The American Dream Is Not Dead


Populists on both sides of the political aisle routinely announce that the American Dream is dead. According to them, the game has been rigged by elites, workers can’t get ahead, wages have been stagnant for decades, and the middle class is dying. 

Michael R. Strain, director of Economic Policy Studies at the American Enterprise Institute, disputes this rhetoric as both wrong and dangerous. In this succinctly argued volume, he shows that, on measures of economic opportunity and quality of life, there has never been a better time to be alive in America. He backs his argument with overwhelming—and underreported—data to show how the facts favor realistic optimism.

He warns, however, that the false prophets of populism pose a serious danger to our current and future prosperity. Their policies would leave workers worse off. And their erroneous claim that the American Dream is dead could discourage people from taking advantage of real opportunities to better their lives. If enough people start to believe the Dream is dead, they could, in effect, kill it. To prevent this self-fulfilling prophecy, Strain’s book is urgent reading for anyone feeling the pull of the populists. 
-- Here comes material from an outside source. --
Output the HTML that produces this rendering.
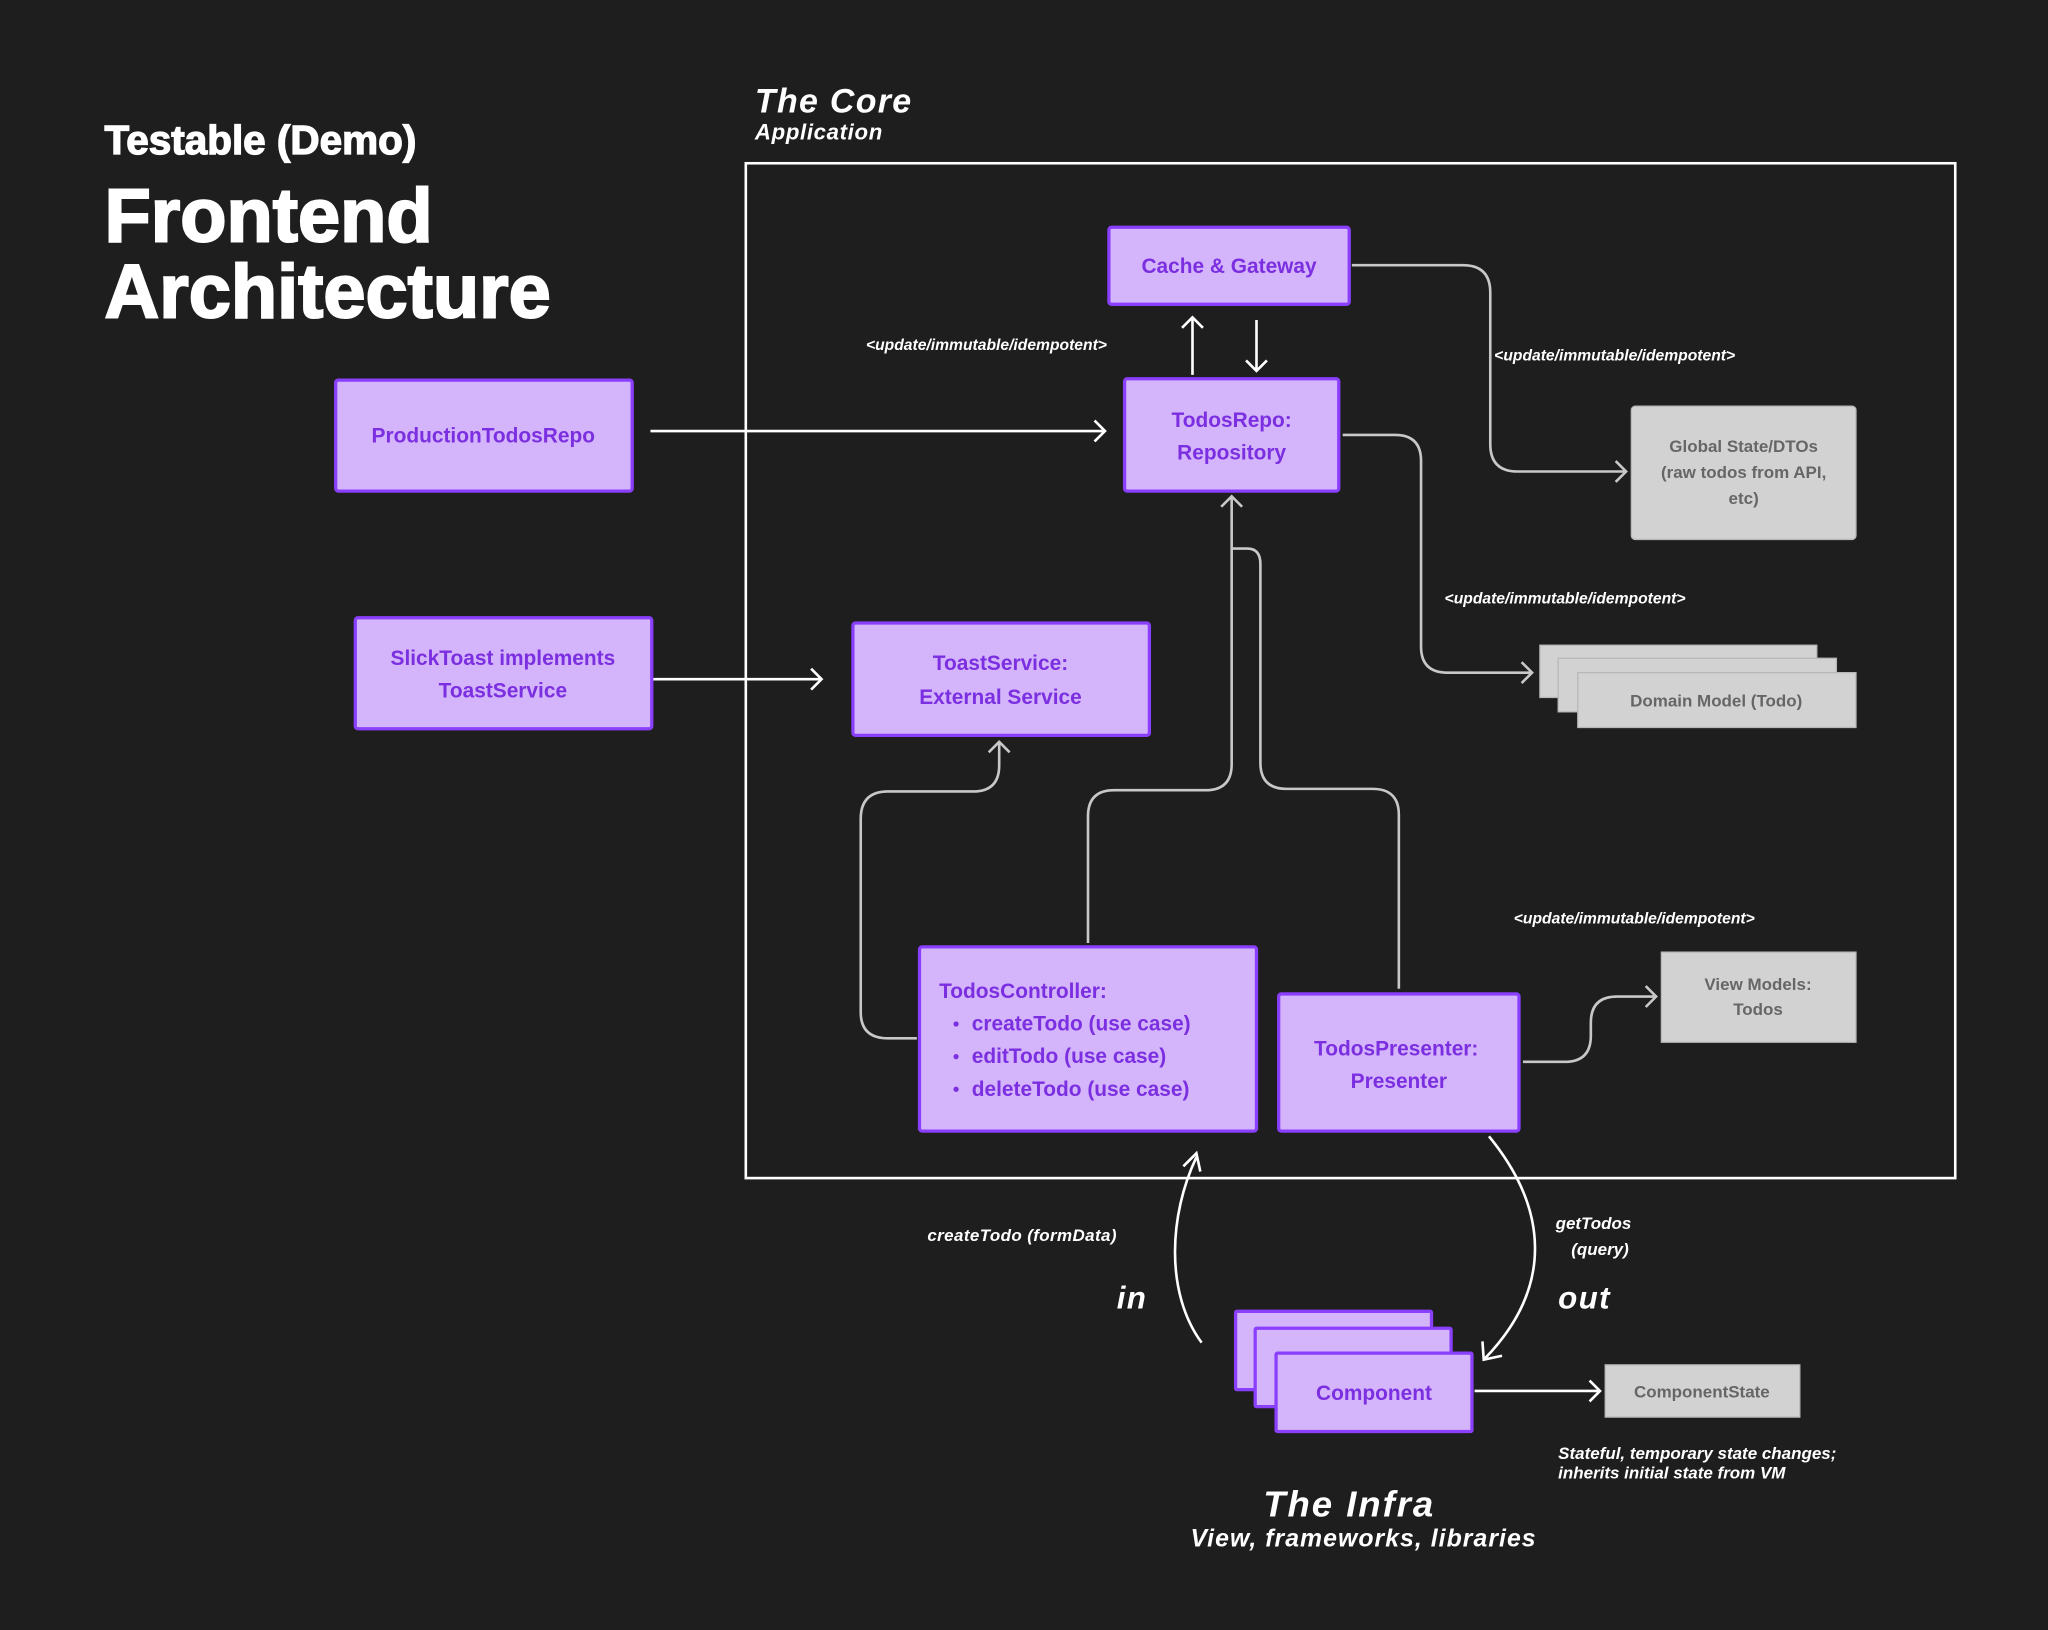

E. J. Dionne and Henry Olsen provide spirited responses to Strain’s argument.

About the Authors

Michael R. Strain is director of Economic Policy Studies and resident scholar at the American Enterprise Institute. An economist, his research has been published in academic and policy journals and he has edited two books on economics and public policy. He is a research fellow at the Institute of Labor Economics (IZA) in Bonn, Germany, writes regularly for popular audiences, and is a columnist for Bloomberg Opinion. Strain is frequently interviewed by major media outlets, speaks often to a variety of audiences, and has testified before Congress. He holds a PhD in economics from Cornell University and lives in Washington, DC.

Credit: Washington Post

E. J. Dionne Jr. is a Washington Post columnist, professor at Georgetown University’s McCourt School of Public Policy, a senior fellow at the Brookings Institution, and a visiting professor at Harvard University. His latest book is Code Red: How Progressives and Moderates Can Unite to Save Our Country (St. Martin’s Press, 2020).

Credit: EPCC

Henry Olsen is currently a Senior Fellow at the Ethics and Public Policy Center and a columnist at the Washington Post. He has worked in senior executive positions at many center-right think tanks. Olsen served as vice president and director of the National Research Initiative at the American Enterprise Institute from 2006 to 2013. He previously worked as vice president of programs at the Manhattan Institute and as president of the Commonwealth Foundation. Mr. Olsen’s work has been featured in many prominent publications, including the New York Times, the Wall Street Journal, the Washington Post, the Guardian, National Review, and the Weekly Standard. He is the author of Ronald Reagan: New Deal Conservative (HarperCollins, 2017) and coauthor (with Dante J. Scala) of The Four Faces of the Republican Party: The Fight for the 2016 Presidential Nomination (Palgrave Macmillan, 2016).